### INFORMATION SUPPLIED:
┌────────

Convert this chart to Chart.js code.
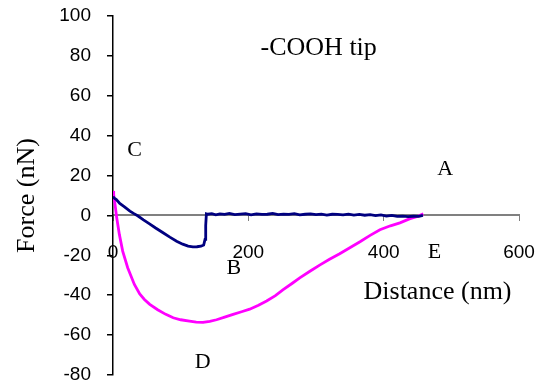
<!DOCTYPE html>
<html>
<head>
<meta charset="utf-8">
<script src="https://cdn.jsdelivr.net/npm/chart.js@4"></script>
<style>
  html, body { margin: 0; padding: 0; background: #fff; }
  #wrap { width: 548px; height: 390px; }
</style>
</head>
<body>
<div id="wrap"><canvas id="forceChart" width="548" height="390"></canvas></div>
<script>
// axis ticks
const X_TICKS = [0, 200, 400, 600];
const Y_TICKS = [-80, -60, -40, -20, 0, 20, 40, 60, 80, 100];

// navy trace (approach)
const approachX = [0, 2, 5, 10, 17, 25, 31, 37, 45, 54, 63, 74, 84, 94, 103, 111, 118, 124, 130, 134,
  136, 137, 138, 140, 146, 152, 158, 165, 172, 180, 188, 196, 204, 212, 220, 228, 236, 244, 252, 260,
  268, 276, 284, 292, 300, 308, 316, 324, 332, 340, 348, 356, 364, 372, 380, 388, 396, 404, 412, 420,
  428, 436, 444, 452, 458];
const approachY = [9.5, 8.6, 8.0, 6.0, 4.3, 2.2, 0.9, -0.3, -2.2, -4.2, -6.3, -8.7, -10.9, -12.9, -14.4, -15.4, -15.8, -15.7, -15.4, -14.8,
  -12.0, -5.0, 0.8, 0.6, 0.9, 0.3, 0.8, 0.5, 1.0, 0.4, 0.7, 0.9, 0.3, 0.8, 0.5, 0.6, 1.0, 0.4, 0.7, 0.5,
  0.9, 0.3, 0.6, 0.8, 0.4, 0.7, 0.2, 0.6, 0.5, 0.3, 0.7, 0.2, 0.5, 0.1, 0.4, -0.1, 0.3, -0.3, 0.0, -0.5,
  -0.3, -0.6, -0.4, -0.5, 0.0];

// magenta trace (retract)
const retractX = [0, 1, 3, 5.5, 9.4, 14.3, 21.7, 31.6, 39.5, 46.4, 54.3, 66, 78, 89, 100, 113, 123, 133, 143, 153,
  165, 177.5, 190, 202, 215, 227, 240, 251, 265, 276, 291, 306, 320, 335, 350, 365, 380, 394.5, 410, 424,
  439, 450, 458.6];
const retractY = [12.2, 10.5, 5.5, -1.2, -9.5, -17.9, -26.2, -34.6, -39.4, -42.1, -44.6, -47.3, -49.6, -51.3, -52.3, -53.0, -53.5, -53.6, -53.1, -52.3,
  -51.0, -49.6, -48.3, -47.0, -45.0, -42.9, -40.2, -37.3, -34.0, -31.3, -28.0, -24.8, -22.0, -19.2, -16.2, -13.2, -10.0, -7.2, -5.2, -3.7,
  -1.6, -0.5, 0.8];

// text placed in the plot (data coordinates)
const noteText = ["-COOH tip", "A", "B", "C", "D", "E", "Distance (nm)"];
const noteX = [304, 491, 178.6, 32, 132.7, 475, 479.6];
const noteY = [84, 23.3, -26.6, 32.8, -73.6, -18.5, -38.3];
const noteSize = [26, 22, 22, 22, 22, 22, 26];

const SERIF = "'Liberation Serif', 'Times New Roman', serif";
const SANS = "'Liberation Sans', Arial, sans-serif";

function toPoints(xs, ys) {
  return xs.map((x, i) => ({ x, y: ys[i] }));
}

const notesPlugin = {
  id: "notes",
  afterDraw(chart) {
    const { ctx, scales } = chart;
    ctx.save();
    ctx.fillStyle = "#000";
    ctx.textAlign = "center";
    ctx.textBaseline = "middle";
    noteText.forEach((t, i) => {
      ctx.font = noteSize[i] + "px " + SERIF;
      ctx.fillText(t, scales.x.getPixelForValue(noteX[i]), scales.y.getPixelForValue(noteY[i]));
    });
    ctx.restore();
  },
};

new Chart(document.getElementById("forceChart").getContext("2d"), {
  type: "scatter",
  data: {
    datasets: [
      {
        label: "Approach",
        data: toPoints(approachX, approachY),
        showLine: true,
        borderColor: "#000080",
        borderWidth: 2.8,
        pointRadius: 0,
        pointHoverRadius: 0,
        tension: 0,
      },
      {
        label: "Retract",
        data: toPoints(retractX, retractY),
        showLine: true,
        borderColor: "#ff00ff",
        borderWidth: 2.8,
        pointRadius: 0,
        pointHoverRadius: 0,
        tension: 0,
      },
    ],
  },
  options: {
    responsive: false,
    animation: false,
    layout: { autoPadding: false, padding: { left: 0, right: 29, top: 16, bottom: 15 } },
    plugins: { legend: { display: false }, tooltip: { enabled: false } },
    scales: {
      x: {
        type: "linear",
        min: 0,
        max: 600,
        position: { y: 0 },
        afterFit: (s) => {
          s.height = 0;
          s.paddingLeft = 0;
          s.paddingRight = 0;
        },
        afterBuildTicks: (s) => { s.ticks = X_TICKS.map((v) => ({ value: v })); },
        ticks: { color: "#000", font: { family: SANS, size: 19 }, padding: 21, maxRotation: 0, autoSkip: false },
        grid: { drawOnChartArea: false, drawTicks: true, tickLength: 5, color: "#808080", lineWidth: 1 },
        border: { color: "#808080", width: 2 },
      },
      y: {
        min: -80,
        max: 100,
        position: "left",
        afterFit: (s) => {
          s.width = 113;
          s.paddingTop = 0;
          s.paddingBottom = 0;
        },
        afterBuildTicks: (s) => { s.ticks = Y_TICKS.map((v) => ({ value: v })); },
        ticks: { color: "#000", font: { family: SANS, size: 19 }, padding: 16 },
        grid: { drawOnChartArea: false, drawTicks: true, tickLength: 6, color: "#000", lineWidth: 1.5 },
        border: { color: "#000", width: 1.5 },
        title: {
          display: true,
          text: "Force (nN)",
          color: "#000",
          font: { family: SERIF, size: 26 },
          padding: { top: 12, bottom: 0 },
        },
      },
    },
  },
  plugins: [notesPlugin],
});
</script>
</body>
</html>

└────────

Give again, word for word, every line from the top of the data above to the line holding "-1.6, -0.5, 0.8];", inclusive, with the pictures left out.

### REPLY TO THE TASK:
Convert this chart to Chart.js code.
<!DOCTYPE html>
<html>
<head>
<meta charset="utf-8">
<script src="https://cdn.jsdelivr.net/npm/chart.js@4"></script>
<style>
  html, body { margin: 0; padding: 0; background: #fff; }
  #wrap { width: 548px; height: 390px; }
</style>
</head>
<body>
<div id="wrap"><canvas id="forceChart" width="548" height="390"></canvas></div>
<script>
// axis ticks
const X_TICKS = [0, 200, 400, 600];
const Y_TICKS = [-80, -60, -40, -20, 0, 20, 40, 60, 80, 100];

// navy trace (approach)
const approachX = [0, 2, 5, 10, 17, 25, 31, 37, 45, 54, 63, 74, 84, 94, 103, 111, 118, 124, 130, 134,
  136, 137, 138, 140, 146, 152, 158, 165, 172, 180, 188, 196, 204, 212, 220, 228, 236, 244, 252, 260,
  268, 276, 284, 292, 300, 308, 316, 324, 332, 340, 348, 356, 364, 372, 380, 388, 396, 404, 412, 420,
  428, 436, 444, 452, 458];
const approachY = [9.5, 8.6, 8.0, 6.0, 4.3, 2.2, 0.9, -0.3, -2.2, -4.2, -6.3, -8.7, -10.9, -12.9, -14.4, -15.4, -15.8, -15.7, -15.4, -14.8,
  -12.0, -5.0, 0.8, 0.6, 0.9, 0.3, 0.8, 0.5, 1.0, 0.4, 0.7, 0.9, 0.3, 0.8, 0.5, 0.6, 1.0, 0.4, 0.7, 0.5,
  0.9, 0.3, 0.6, 0.8, 0.4, 0.7, 0.2, 0.6, 0.5, 0.3, 0.7, 0.2, 0.5, 0.1, 0.4, -0.1, 0.3, -0.3, 0.0, -0.5,
  -0.3, -0.6, -0.4, -0.5, 0.0];

// magenta trace (retract)
const retractX = [0, 1, 3, 5.5, 9.4, 14.3, 21.7, 31.6, 39.5, 46.4, 54.3, 66, 78, 89, 100, 113, 123, 133, 143, 153,
  165, 177.5, 190, 202, 215, 227, 240, 251, 265, 276, 291, 306, 320, 335, 350, 365, 380, 394.5, 410, 424,
  439, 450, 458.6];
const retractY = [12.2, 10.5, 5.5, -1.2, -9.5, -17.9, -26.2, -34.6, -39.4, -42.1, -44.6, -47.3, -49.6, -51.3, -52.3, -53.0, -53.5, -53.6, -53.1, -52.3,
  -51.0, -49.6, -48.3, -47.0, -45.0, -42.9, -40.2, -37.3, -34.0, -31.3, -28.0, -24.8, -22.0, -19.2, -16.2, -13.2, -10.0, -7.2, -5.2, -3.7,
  -1.6, -0.5, 0.8];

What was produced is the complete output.